Tuesday, November 29, 2005

Danshui Fisherman's Wharf: Part II
by venitha

The wharf is, in fact, more of the same, but boasts a marina, which lends it a certain charm and authenticity. We share a mango shake and stroll around the harbor, side-stepping the caricature artists and keeping a safe distance from the strange two-torso-ed man act.

I'm photographing Jim with a picturesque wharf-y backdrop when what must be a squid sign above crowds of customers catches my eye. Closer inspection is warranted, if only for a picture, and our curiosity is richly rewarded. There is not a fry vat to be found, and a generous free sample reveals that today's catch is fresh. And oh-my-God good.

For a mere NT$100 (~US$3), we purchase a paper tray mounded high with squid and settle into a cozy table for two in the back, near the rugged man in high boots hoisting burgeoning crates straight from the boat and the enormous pot bubbling merrily with inky purple water.

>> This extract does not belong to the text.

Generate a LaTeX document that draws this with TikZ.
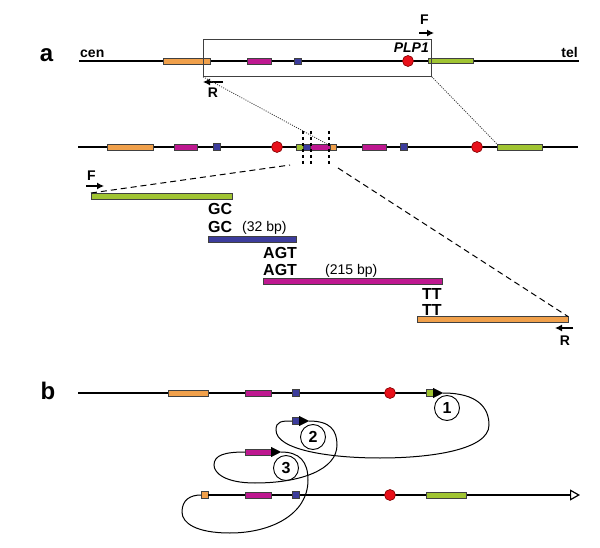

We blissfully feast on what is undoubtedly the best squid we have ever had in our lives. Just a touch salty, even without the dish of soy sauce with which it is served, and while it certainly doesn't melt it my mouth, it's not rubbery at all but is instead chewable with a hint of squeakiness reminiscent of only the absolute freshest of Wisconsin cheese curds.

We eat slowly, in awed silence, and far too soon, we're crossing sticks over an empty paper tray and licking our lips for one last taste. One tray is our limit; any more, and we'd be stuffed to the point of sure illness into the bay.

We emerge reluctantly back onto the wharf. I hold tight to Jim's hand, frowning in the knowledge that it's time to face first the bridge, then the ferry, then the MRT, then the bus, then the plane, then the cab, and then another week alone in Singapore.

Fortified with such squid, however, I'll make it.